Museum Location Development - Case Study

The evolution of UK national heritage and scientific institutions demonstrates a structural shift in how collections are preserved, digitised and researched.

Historic, central London estates — while culturally iconic — were not designed for the environmental, technological and spatial demands of 21st-century collections science.

Thames Valley Science Park (TVSP), owned and developed by the University of Reading, has emerged as a strategic site for this next phase of institutional infrastructure.
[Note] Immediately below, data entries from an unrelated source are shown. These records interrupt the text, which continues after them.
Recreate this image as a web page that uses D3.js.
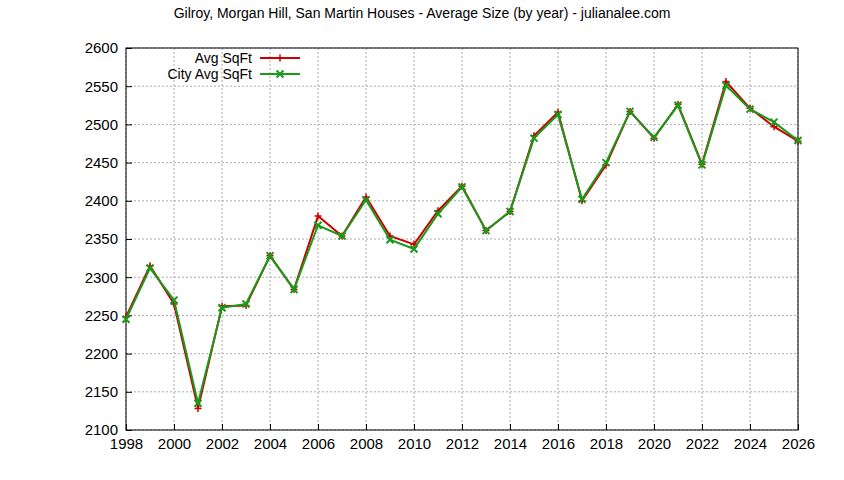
<!DOCTYPE html>
<html><head><meta charset="utf-8">
<script src="https://cdn.jsdelivr.net/npm/d3@7"></script>
<style>body{margin:0;background:#fff}svg{font-family:"Liberation Sans",Arial,sans-serif}</style>
</head><body><svg id="c" width="844" height="480"></svg>
<script>
const years=[1998,1999,2000,2001,2002,2003,2004,2005,2006,2007,2008,2009,2010,2011,2012,2013,2014,2015,2016,2017,2018,2019,2020,2021,2022,2023,2024,2025,2026];
const avgSqFt=[2248,2315,2265,2128,2262,2263,2328,2284,2380,2354,2405,2354,2343,2387,2419,2361,2386,2485,2516,2400,2447,2517,2482,2526,2448,2556,2521,2497,2478];
const cityAvgSqFt=[2245,2312,2270,2135,2260,2265,2328,2284,2368,2354,2401,2349,2337,2383,2418,2361,2386,2482,2513,2402,2450,2517,2483,2525,2447,2551,2520,2503,2479];
const xTicks=d3.range(1998,2027,2);
const yTicks=d3.range(2100,2601,50);
const svg=d3.select("#c");
const L=126,R=798,T=48,B=430;
const x=d3.scaleLinear().domain([1998,2026]).range([L,R]);
const y=d3.scaleLinear().domain([2100,2600]).range([B,T]);
svg.append("text").attr("x",422).attr("y",18).attr("text-anchor","middle").attr("font-size",14).text("Gilroy, Morgan Hill, San Martin Houses - Average Size (by year) - julianalee.com");
const g=svg.append("g");
xTicks.forEach(t=>{g.append("line").attr("x1",x(t)).attr("x2",x(t)).attr("y1",T).attr("y2",B).attr("stroke","#aaa").attr("stroke-dasharray","2,2");});
yTicks.forEach(t=>{g.append("line").attr("x1",L).attr("x2",R).attr("y1",y(t)).attr("y2",y(t)).attr("stroke","#aaa").attr("stroke-dasharray","2,2");});
svg.append("g").attr("transform",`translate(0,${B})`).call(d3.axisBottom(x).tickValues(xTicks).tickFormat(d3.format("d")).tickSize(-6).tickPadding(8)).call(a=>{a.select(".domain").remove();a.selectAll("text").attr("font-size",15).attr("fill","#000");});
svg.append("g").attr("transform",`translate(${L},0)`).call(d3.axisLeft(y).tickValues(yTicks).tickFormat(d3.format("d")).tickSize(-6).tickPadding(8)).call(a=>{a.select(".domain").remove();a.selectAll("text").attr("font-size",15).attr("fill","#000");});
svg.append("rect").attr("x",L).attr("y",T).attr("width",R-L).attr("height",B-T).attr("fill","none").attr("stroke","#000");
const line=d3.line().x((d,i)=>x(years[i])).y(d=>y(d));
function series(vals,col,mk){
  svg.append("path").datum(vals).attr("d",line).attr("fill","none").attr("stroke",col).attr("stroke-width",2);
  vals.forEach((v,i)=>marker(x(years[i]),y(v),col,mk));
}
function marker(cx,cy,col,mk){
  const s=3.5;
  if(mk==="+"){svg.append("path").attr("d",`M${cx-s},${cy}H${cx+s}M${cx},${cy-s}V${cy+s}`).attr("stroke",col).attr("stroke-width",1.5);}
  else{svg.append("path").attr("d",`M${cx-s},${cy-s}L${cx+s},${cy+s}M${cx-s},${cy+s}L${cx+s},${cy-s}`).attr("stroke",col).attr("stroke-width",2);}
}
series(avgSqFt,"#cc0000","+");
series(cityAvgSqFt,"#1a9a1a","x");
[["Avg SqFt","#cc0000","+",58],["City Avg SqFt","#1a9a1a","x",74]].forEach(([t,c,m,yy])=>{
  svg.append("text").attr("x",252).attr("y",yy+5).attr("text-anchor","end").attr("font-size",14).text(t);
  svg.append("line").attr("x1",260).attr("x2",300).attr("y1",yy).attr("y2",yy).attr("stroke",c).attr("stroke-width",2);
  marker(280,yy,c,m);
});
</script></body></html>
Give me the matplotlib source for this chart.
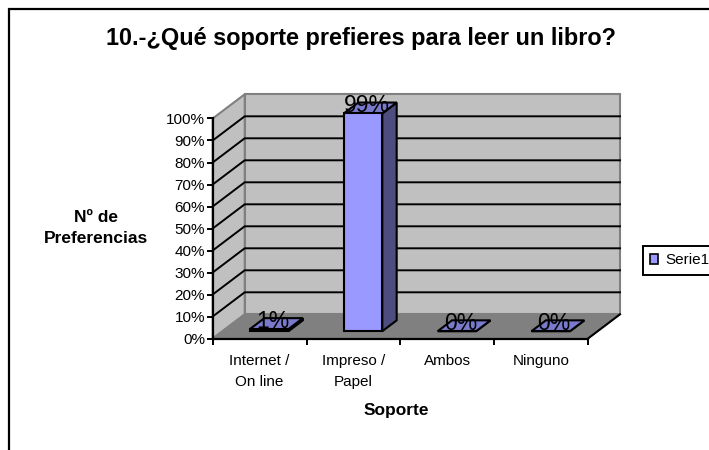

This case study examines three major institutions whose TVSP projects collectivally position the park as a national collections and research hub:

  • British Museum
  • Natural History Museum
  • Royal Botanic Gardens, Kew

Locations

British Museum
Archaeological Resarch Collection

BM_ARC is a purpose-built collections, storage and research facility forming Phase 1 of the British Museum’s wider masterplan programme. It relocates large-scale archaeological material from London into a modern, climate-controlled research environment.

Strategic Drivers
- Long-term preservation
- Modern conservation laboratories
- Secure, scalable storage
- Improved research access
- Digitisation capability

Strategic Significance
- Decentralisation of back-end collections infrastructure
- Separation of public exhibition and research operations
- Institutional confidence in TVSP as long-term infrastructure

Natural History Museum
Collections, Research & Digitisation Centre

The Natural History Museum holds approximately 80 million specimens. The TVSP facility is designed to house up to 28 million of these. Planning permission has been secured (subject to final agreements).

Stategic Drivers:
- High-spec climate-controlled storage
- Large-scale biodiversity digitisation
- Expanded laboratory space
- Research scalability
- Long-term preservation

Strategic Significance
- TVSP as a biodiversity research node
- Institutional-scale digitisation infrastructure
- National-level collections decentralisation

Royal Botanic Gardens, Kew
Proposed New Herbarium Facility

Kew’s herbarium contains millions of preserved plant and fungal specimens forming one of the world’s most significant botanical collections. Public engagement materials confirm TVSP as the preferred site for a purpose-built research facility.

Strategic Drivers
- Long-term preservation of botanical specimens
- Modern environmental control
- Research and postgraduate expansion
- Large-scale digitisation
- 50–100 year infrastructure planning

Strategic Significance
- Confidence in TVSP’s long-term research capacity
- Institutional movement beyond heritage estate constraints
- Infrastructure-first scientific planning

Consolidated Institutional Analysis

Across all three institutions, the pattern is clear. The British Museum has already delivered its TVSP through BM_ARC, supporting archaeological research and storage. The Natural History Museum has planning approval in place for a biodiversity and digitisation centre, reflecting its future scientific and collections strategy. Meanwhile, Kew Gardens has identified a preferred site focused on advancing herbarium facilities and botanical research.

Strategic Implications for TVSP

TVSP is emerging as:
- A national collections infrastructure campus
- A decentralised research extension of London institutions
- A science-led preservation hub
- A 50–100-year institutional expansion platform

This is not speculative growth — it is evidenced by:
- Delivered Phase 1 (British Museum)
- Approved planning (Natural History Museum)
- Public engagement & project development (Kew)

Conclusion

Thames Valley Science Park represents a structural evolution in UK institutional strategy:

Historic estates remain cultural anchors.
Scientific infrastructure migrates to scalable research campuses.
The convergence of:
- British Museum
- Natural History Museum
- Royal Botanic Gardens, Kew


Establishes TVSP as one of the UK’s most significant emerging national collections and research hubs.